La troisième règle, qui est celle de la justice, est comprise dans cette maxime : nous devons faire pour les autres ce que nous voudrions que les autres fissent pour nous. Nous voyons encore là la raison et l’amour de nous-mêmes, la force de cette loi n’étant pas seulement dans la lumière de l’esprit qui l’approuve, mais encore dans les motifs de l’amour de nous-mêmes, qui la confirme par un retour sur soi. Tout cela est naturel ; qui le niera ?
La quatrième, qui est la règle de la reconnaissance, peut être ainsi exprimée : nous devons aimer ceux qui nous font du bien. On trouve ici un retour de l’amour de nous-mêmes, qui veut du bien à ceux dont il se sent obligé ; et une maxime de la raison, qui approuve ce sentiment, et qui nous fait regarder comme coupables tous ceux qui ne l’ont pas. Cette règle, aussi bien que les précédentes, coule donc évidemment des principes de la nature.
Toutes ces règles du bien forment ce que nous appelons la loi naturelle ; mais cette loi doit être encore soutenue par des motifs naturels, qui sont ceux de la conscience. La connaissance naturelle que nous avons de la sagesse, de la bonté et de la justice de Dieu, s’unit merveilleusement avec ces maximes d’équité et de justice. Nous ne nous reprochons pas seulement comme des dérèglements tous les mouvements qui nous font transgresser cette loi naturelle, mais nous craignons nécessairement la justice de Dieu après cette action, comme nous l’avons déjà fait voir en parlant de la conscience.
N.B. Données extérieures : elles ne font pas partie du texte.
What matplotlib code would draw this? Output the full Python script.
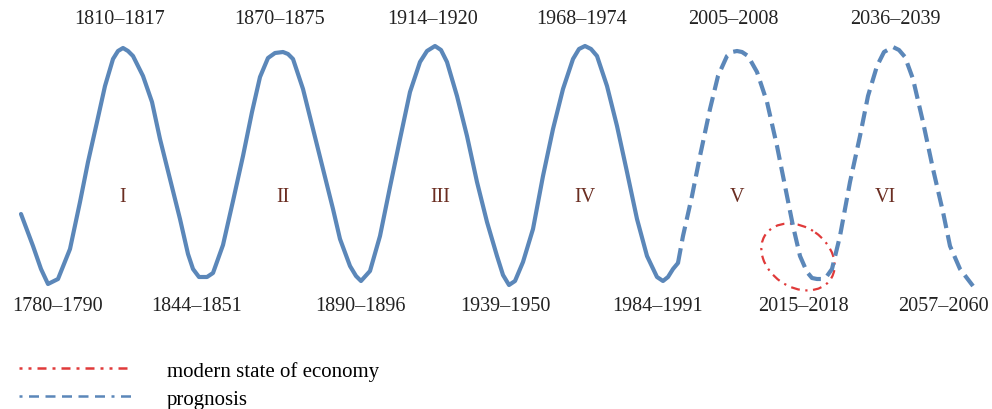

Comme donc les trahisons, les meurtres, les blasphèmes, les parricides, etc., violent directement cette loi naturelle, et choquent directement les mouvements de la conscience, il s’ensuit que ces actions sont naturellement atroces, et ont une énormité qui ne vient pas seulement des préjugés de l’éducation, et qu’au contraire les préjugés de l’éducation, qui sont égaux, uniformes, et les mêmes à cet égard dans tous les hommes qui sont et qui ont été, sont plutôt fondés sur cette atrocité naturelle, qui naît de la contrariété que ces actions ont avec des maximes et des sentiments qui sortent du fond de la nature, et qui sont même si propres et si essentiels à l’homme, que qui les anéantirait, détruirait entièrement la nature humaine.
Enfin, s’il est naturel à l’homme de se conduire par ces quatre règles, qui composent la loi naturelle, il est contre la nature de les violer. S’il doit obéir à cette loi, comme la nature l’enseigne, il fait mal en la transgressant, et la distinction qui est entre ce bien et ce mal ne saurait être plus essentielle et plus naturelle.